Source excerpt:
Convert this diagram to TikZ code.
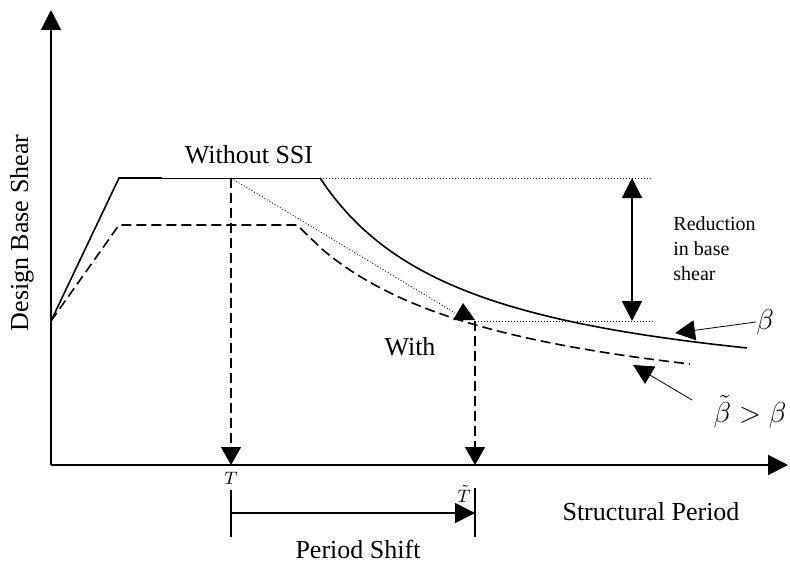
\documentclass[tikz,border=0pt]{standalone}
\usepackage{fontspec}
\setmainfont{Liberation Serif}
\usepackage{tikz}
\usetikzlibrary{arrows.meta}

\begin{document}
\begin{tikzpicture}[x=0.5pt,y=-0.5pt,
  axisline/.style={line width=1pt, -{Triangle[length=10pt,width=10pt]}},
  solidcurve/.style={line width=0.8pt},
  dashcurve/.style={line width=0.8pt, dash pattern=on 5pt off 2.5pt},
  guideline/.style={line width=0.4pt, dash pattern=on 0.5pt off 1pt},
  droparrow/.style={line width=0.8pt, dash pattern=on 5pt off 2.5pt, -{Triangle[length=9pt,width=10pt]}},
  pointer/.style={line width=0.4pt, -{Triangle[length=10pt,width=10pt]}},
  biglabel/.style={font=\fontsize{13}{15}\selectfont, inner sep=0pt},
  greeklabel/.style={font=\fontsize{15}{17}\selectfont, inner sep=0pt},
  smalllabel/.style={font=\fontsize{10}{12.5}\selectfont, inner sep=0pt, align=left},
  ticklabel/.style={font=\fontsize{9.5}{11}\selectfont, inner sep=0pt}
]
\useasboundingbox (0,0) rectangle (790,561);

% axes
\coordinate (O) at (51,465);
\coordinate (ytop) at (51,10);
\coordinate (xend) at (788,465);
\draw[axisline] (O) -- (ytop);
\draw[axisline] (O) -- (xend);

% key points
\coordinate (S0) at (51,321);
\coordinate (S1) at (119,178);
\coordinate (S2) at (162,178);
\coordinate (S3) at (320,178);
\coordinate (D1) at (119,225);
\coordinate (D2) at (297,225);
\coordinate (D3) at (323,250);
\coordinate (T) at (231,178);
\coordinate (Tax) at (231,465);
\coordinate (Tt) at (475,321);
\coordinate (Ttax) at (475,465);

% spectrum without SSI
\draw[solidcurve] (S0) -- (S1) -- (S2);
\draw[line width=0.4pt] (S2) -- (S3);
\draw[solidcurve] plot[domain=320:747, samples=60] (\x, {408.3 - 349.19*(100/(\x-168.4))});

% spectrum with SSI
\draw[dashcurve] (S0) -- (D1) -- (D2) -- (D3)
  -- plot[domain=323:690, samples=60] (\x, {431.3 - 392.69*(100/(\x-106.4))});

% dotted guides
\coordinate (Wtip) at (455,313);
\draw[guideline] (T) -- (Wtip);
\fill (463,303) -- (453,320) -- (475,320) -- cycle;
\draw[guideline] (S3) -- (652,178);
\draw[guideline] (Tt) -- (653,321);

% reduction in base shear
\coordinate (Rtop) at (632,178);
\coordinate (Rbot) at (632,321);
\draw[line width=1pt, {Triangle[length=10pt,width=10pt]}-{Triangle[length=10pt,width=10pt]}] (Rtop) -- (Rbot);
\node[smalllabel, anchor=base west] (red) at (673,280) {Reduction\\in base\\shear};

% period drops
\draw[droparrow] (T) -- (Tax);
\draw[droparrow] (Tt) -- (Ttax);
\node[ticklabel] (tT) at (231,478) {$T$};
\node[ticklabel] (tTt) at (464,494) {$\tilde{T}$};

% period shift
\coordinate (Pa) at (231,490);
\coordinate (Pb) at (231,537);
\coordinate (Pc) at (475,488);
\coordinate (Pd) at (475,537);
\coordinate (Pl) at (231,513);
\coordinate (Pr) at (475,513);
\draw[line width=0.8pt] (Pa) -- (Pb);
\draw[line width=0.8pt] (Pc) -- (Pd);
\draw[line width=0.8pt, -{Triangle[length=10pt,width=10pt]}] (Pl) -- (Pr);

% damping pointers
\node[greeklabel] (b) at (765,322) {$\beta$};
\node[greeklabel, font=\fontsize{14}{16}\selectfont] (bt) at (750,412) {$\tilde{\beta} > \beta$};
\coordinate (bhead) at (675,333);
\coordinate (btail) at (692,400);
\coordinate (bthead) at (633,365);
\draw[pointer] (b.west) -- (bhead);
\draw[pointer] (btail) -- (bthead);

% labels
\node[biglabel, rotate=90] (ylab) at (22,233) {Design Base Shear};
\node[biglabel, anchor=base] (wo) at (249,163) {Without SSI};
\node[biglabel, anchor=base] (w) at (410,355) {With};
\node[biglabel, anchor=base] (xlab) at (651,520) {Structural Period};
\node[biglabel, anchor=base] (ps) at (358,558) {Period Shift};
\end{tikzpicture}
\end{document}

Given exercise:
Take the lines from the start of the material to the line with "(Tt) -- (653,321);", both included, and transcribe them exactly without the pictures.

Answer to the task:
Convert this diagram to TikZ code.
\documentclass[tikz,border=0pt]{standalone}
\usepackage{fontspec}
\setmainfont{Liberation Serif}
\usepackage{tikz}
\usetikzlibrary{arrows.meta}

\begin{document}
\begin{tikzpicture}[x=0.5pt,y=-0.5pt,
  axisline/.style={line width=1pt, -{Triangle[length=10pt,width=10pt]}},
  solidcurve/.style={line width=0.8pt},
  dashcurve/.style={line width=0.8pt, dash pattern=on 5pt off 2.5pt},
  guideline/.style={line width=0.4pt, dash pattern=on 0.5pt off 1pt},
  droparrow/.style={line width=0.8pt, dash pattern=on 5pt off 2.5pt, -{Triangle[length=9pt,width=10pt]}},
  pointer/.style={line width=0.4pt, -{Triangle[length=10pt,width=10pt]}},
  biglabel/.style={font=\fontsize{13}{15}\selectfont, inner sep=0pt},
  greeklabel/.style={font=\fontsize{15}{17}\selectfont, inner sep=0pt},
  smalllabel/.style={font=\fontsize{10}{12.5}\selectfont, inner sep=0pt, align=left},
  ticklabel/.style={font=\fontsize{9.5}{11}\selectfont, inner sep=0pt}
]
\useasboundingbox (0,0) rectangle (790,561);

% axes
\coordinate (O) at (51,465);
\coordinate (ytop) at (51,10);
\coordinate (xend) at (788,465);
\draw[axisline] (O) -- (ytop);
\draw[axisline] (O) -- (xend);

% key points
\coordinate (S0) at (51,321);
\coordinate (S1) at (119,178);
\coordinate (S2) at (162,178);
\coordinate (S3) at (320,178);
\coordinate (D1) at (119,225);
\coordinate (D2) at (297,225);
\coordinate (D3) at (323,250);
\coordinate (T) at (231,178);
\coordinate (Tax) at (231,465);
\coordinate (Tt) at (475,321);
\coordinate (Ttax) at (475,465);

% spectrum without SSI
\draw[solidcurve] (S0) -- (S1) -- (S2);
\draw[line width=0.4pt] (S2) -- (S3);
\draw[solidcurve] plot[domain=320:747, samples=60] (\x, {408.3 - 349.19*(100/(\x-168.4))});

% spectrum with SSI
\draw[dashcurve] (S0) -- (D1) -- (D2) -- (D3)
  -- plot[domain=323:690, samples=60] (\x, {431.3 - 392.69*(100/(\x-106.4))});

% dotted guides
\coordinate (Wtip) at (455,313);
\draw[guideline] (T) -- (Wtip);
\fill (463,303) -- (453,320) -- (475,320) -- cycle;
\draw[guideline] (S3) -- (652,178);
\draw[guideline] (Tt) -- (653,321);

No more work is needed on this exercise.